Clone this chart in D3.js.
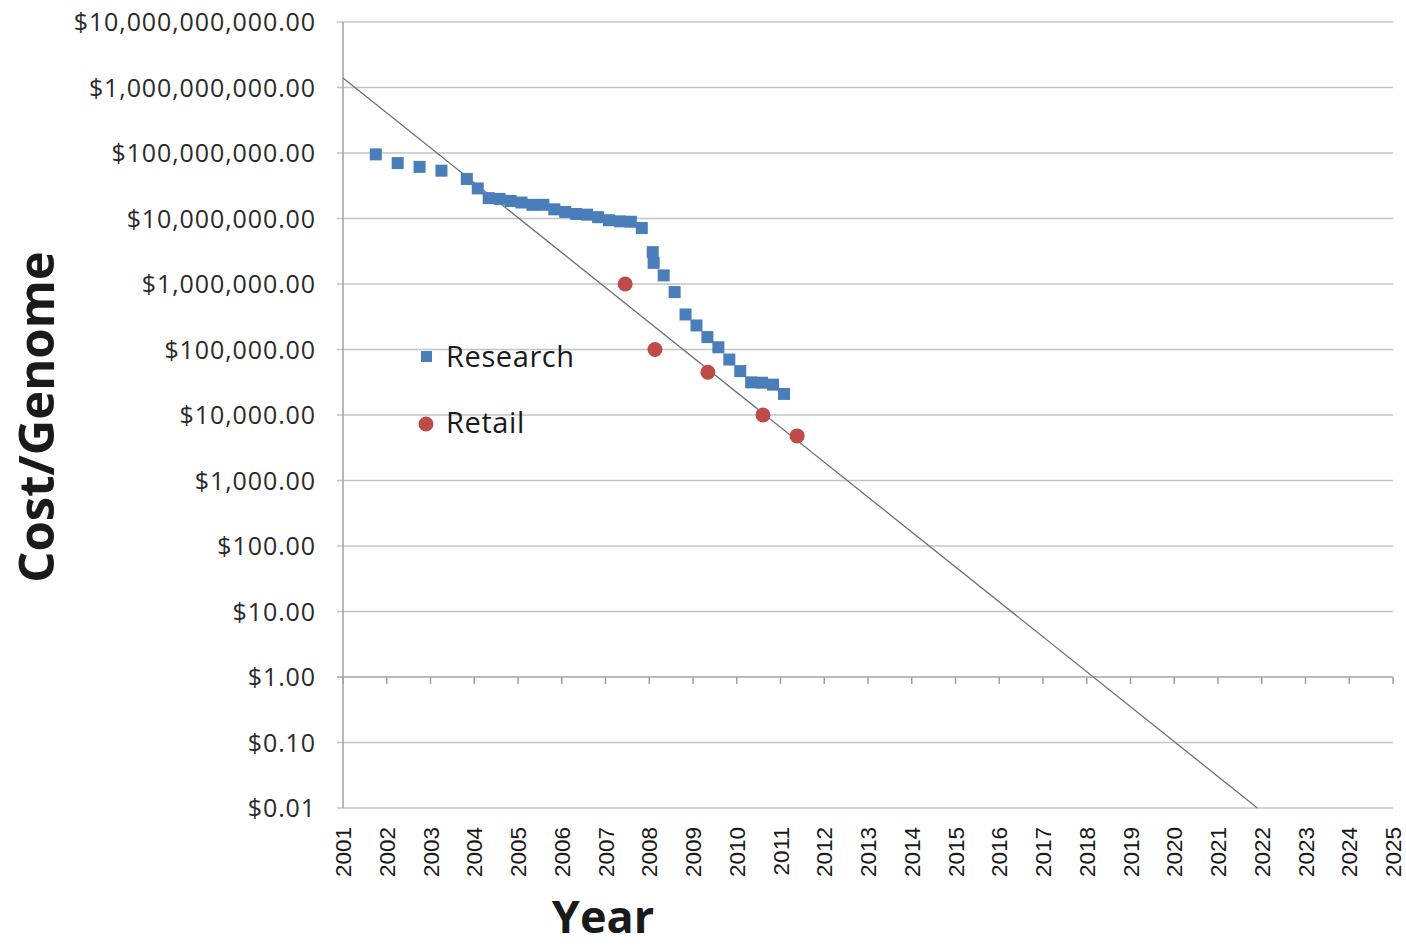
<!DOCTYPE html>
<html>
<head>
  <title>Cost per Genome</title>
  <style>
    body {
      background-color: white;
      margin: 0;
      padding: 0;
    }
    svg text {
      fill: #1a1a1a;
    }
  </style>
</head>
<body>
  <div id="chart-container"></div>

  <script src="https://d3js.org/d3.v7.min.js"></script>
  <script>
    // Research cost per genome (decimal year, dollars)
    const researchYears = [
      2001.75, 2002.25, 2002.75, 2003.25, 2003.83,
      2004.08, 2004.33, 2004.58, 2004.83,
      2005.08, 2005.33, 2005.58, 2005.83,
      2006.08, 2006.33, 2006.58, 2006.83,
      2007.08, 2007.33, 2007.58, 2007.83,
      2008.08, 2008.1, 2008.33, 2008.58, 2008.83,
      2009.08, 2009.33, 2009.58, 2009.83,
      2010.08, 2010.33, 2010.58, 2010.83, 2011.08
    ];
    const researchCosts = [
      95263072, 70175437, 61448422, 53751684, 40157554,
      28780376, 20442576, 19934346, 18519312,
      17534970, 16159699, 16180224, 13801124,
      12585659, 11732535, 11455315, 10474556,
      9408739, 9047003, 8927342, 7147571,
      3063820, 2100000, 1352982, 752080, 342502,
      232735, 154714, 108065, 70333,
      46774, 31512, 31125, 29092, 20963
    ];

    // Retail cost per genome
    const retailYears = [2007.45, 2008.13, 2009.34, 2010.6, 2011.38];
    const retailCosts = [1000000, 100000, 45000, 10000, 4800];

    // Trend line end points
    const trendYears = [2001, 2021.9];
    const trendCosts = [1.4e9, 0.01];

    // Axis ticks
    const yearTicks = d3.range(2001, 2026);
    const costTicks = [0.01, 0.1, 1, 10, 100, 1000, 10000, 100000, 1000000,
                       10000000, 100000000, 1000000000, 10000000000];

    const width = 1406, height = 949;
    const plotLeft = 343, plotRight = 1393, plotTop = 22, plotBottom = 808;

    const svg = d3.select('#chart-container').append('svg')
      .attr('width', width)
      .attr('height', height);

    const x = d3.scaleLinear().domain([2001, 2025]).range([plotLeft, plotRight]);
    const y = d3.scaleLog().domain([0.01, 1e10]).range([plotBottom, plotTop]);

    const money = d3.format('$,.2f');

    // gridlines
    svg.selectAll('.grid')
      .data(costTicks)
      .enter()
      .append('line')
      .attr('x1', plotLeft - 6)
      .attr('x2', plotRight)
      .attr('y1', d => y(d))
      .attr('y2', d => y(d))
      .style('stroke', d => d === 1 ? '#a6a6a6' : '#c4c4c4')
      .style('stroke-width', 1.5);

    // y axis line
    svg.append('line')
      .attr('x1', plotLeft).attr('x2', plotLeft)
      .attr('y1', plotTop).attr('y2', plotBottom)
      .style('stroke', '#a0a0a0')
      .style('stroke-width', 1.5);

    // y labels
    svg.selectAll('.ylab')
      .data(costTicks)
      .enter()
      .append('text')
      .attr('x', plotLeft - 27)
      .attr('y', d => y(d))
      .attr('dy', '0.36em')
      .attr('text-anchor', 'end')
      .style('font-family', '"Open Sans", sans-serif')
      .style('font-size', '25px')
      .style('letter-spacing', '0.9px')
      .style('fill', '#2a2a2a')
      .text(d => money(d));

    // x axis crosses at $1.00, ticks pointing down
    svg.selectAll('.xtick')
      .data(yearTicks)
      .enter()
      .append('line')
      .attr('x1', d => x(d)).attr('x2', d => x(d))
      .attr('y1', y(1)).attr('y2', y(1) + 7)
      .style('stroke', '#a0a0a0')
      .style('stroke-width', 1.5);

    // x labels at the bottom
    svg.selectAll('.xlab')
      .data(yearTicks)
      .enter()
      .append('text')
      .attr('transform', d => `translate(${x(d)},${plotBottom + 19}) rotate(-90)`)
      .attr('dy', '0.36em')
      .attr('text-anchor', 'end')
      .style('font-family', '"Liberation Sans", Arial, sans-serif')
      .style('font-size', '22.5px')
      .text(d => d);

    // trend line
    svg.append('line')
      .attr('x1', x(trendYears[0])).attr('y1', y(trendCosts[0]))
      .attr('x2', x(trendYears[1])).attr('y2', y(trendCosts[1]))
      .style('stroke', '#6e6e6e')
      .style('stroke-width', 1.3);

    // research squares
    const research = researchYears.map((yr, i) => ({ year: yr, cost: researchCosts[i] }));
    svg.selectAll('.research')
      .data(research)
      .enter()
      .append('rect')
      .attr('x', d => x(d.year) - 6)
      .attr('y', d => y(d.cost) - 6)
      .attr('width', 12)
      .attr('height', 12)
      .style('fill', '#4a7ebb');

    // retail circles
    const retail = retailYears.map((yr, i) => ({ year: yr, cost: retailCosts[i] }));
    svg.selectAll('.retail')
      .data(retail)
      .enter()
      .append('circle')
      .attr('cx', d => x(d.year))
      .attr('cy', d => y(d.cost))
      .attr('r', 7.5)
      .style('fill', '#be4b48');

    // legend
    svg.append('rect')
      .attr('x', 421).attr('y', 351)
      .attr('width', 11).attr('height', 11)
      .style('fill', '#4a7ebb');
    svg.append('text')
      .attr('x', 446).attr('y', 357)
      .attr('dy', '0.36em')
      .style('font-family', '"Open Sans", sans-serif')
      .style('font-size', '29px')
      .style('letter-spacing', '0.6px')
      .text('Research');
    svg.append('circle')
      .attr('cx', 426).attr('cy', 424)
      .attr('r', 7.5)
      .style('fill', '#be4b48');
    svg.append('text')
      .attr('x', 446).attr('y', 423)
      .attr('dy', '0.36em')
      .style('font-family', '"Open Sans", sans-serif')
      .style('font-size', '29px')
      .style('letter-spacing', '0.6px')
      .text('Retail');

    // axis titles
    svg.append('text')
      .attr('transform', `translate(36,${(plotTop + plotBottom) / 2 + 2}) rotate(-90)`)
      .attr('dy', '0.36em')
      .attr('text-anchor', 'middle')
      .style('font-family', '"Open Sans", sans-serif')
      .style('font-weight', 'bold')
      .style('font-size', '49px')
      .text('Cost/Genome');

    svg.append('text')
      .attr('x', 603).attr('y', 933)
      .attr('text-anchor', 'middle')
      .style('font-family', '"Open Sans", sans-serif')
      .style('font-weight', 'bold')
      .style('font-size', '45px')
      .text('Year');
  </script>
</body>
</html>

• • • • • • •

● DO THIS
Transcribe the full listing above exactly as it stands, minus the pictures.

● REPLY TO THE EXERCISE
Clone this chart in D3.js.
<!DOCTYPE html>
<html>
<head>
  <title>Cost per Genome</title>
  <style>
    body {
      background-color: white;
      margin: 0;
      padding: 0;
    }
    svg text {
      fill: #1a1a1a;
    }
  </style>
</head>
<body>
  <div id="chart-container"></div>

  <script src="https://d3js.org/d3.v7.min.js"></script>
  <script>
    // Research cost per genome (decimal year, dollars)
    const researchYears = [
      2001.75, 2002.25, 2002.75, 2003.25, 2003.83,
      2004.08, 2004.33, 2004.58, 2004.83,
      2005.08, 2005.33, 2005.58, 2005.83,
      2006.08, 2006.33, 2006.58, 2006.83,
      2007.08, 2007.33, 2007.58, 2007.83,
      2008.08, 2008.1, 2008.33, 2008.58, 2008.83,
      2009.08, 2009.33, 2009.58, 2009.83,
      2010.08, 2010.33, 2010.58, 2010.83, 2011.08
    ];
    const researchCosts = [
      95263072, 70175437, 61448422, 53751684, 40157554,
      28780376, 20442576, 19934346, 18519312,
      17534970, 16159699, 16180224, 13801124,
      12585659, 11732535, 11455315, 10474556,
      9408739, 9047003, 8927342, 7147571,
      3063820, 2100000, 1352982, 752080, 342502,
      232735, 154714, 108065, 70333,
      46774, 31512, 31125, 29092, 20963
    ];

    // Retail cost per genome
    const retailYears = [2007.45, 2008.13, 2009.34, 2010.6, 2011.38];
    const retailCosts = [1000000, 100000, 45000, 10000, 4800];

    // Trend line end points
    const trendYears = [2001, 2021.9];
    const trendCosts = [1.4e9, 0.01];

    // Axis ticks
    const yearTicks = d3.range(2001, 2026);
    const costTicks = [0.01, 0.1, 1, 10, 100, 1000, 10000, 100000, 1000000,
                       10000000, 100000000, 1000000000, 10000000000];

    const width = 1406, height = 949;
    const plotLeft = 343, plotRight = 1393, plotTop = 22, plotBottom = 808;

    const svg = d3.select('#chart-container').append('svg')
      .attr('width', width)
      .attr('height', height);

    const x = d3.scaleLinear().domain([2001, 2025]).range([plotLeft, plotRight]);
    const y = d3.scaleLog().domain([0.01, 1e10]).range([plotBottom, plotTop]);

    const money = d3.format('$,.2f');

    // gridlines
    svg.selectAll('.grid')
      .data(costTicks)
      .enter()
      .append('line')
      .attr('x1', plotLeft - 6)
      .attr('x2', plotRight)
      .attr('y1', d => y(d))
      .attr('y2', d => y(d))
      .style('stroke', d => d === 1 ? '#a6a6a6' : '#c4c4c4')
      .style('stroke-width', 1.5);

    // y axis line
    svg.append('line')
      .attr('x1', plotLeft).attr('x2', plotLeft)
      .attr('y1', plotTop).attr('y2', plotBottom)
      .style('stroke', '#a0a0a0')
      .style('stroke-width', 1.5);

    // y labels
    svg.selectAll('.ylab')
      .data(costTicks)
      .enter()
      .append('text')
      .attr('x', plotLeft - 27)
      .attr('y', d => y(d))
      .attr('dy', '0.36em')
      .attr('text-anchor', 'end')
      .style('font-family', '"Open Sans", sans-serif')
      .style('font-size', '25px')
      .style('letter-spacing', '0.9px')
      .style('fill', '#2a2a2a')
      .text(d => money(d));

    // x axis crosses at $1.00, ticks pointing down
    svg.selectAll('.xtick')
      .data(yearTicks)
      .enter()
      .append('line')
      .attr('x1', d => x(d)).attr('x2', d => x(d))
      .attr('y1', y(1)).attr('y2', y(1) + 7)
      .style('stroke', '#a0a0a0')
      .style('stroke-width', 1.5);

    // x labels at the bottom
    svg.selectAll('.xlab')
      .data(yearTicks)
      .enter()
      .append('text')
      .attr('transform', d => `translate(${x(d)},${plotBottom + 19}) rotate(-90)`)
      .attr('dy', '0.36em')
      .attr('text-anchor', 'end')
      .style('font-family', '"Liberation Sans", Arial, sans-serif')
      .style('font-size', '22.5px')
      .text(d => d);

    // trend line
    svg.append('line')
      .attr('x1', x(trendYears[0])).attr('y1', y(trendCosts[0]))
      .attr('x2', x(trendYears[1])).attr('y2', y(trendCosts[1]))
      .style('stroke', '#6e6e6e')
      .style('stroke-width', 1.3);

    // research squares
    const research = researchYears.map((yr, i) => ({ year: yr, cost: researchCosts[i] }));
    svg.selectAll('.research')
      .data(research)
      .enter()
      .append('rect')
      .attr('x', d => x(d.year) - 6)
      .attr('y', d => y(d.cost) - 6)
      .attr('width', 12)
      .attr('height', 12)
      .style('fill', '#4a7ebb');

    // retail circles
    const retail = retailYears.map((yr, i) => ({ year: yr, cost: retailCosts[i] }));
    svg.selectAll('.retail')
      .data(retail)
      .enter()
      .append('circle')
      .attr('cx', d => x(d.year))
      .attr('cy', d => y(d.cost))
      .attr('r', 7.5)
      .style('fill', '#be4b48');

    // legend
    svg.append('rect')
      .attr('x', 421).attr('y', 351)
      .attr('width', 11).attr('height', 11)
      .style('fill', '#4a7ebb');
    svg.append('text')
      .attr('x', 446).attr('y', 357)
      .attr('dy', '0.36em')
      .style('font-family', '"Open Sans", sans-serif')
      .style('font-size', '29px')
      .style('letter-spacing', '0.6px')
      .text('Research');
    svg.append('circle')
      .attr('cx', 426).attr('cy', 424)
      .attr('r', 7.5)
      .style('fill', '#be4b48');
    svg.append('text')
      .attr('x', 446).attr('y', 423)
      .attr('dy', '0.36em')
      .style('font-family', '"Open Sans", sans-serif')
      .style('font-size', '29px')
      .style('letter-spacing', '0.6px')
      .text('Retail');

    // axis titles
    svg.append('text')
      .attr('transform', `translate(36,${(plotTop + plotBottom) / 2 + 2}) rotate(-90)`)
      .attr('dy', '0.36em')
      .attr('text-anchor', 'middle')
      .style('font-family', '"Open Sans", sans-serif')
      .style('font-weight', 'bold')
      .style('font-size', '49px')
      .text('Cost/Genome');

    svg.append('text')
      .attr('x', 603).attr('y', 933)
      .attr('text-anchor', 'middle')
      .style('font-family', '"Open Sans", sans-serif')
      .style('font-weight', 'bold')
      .style('font-size', '45px')
      .text('Year');
  </script>
</body>
</html>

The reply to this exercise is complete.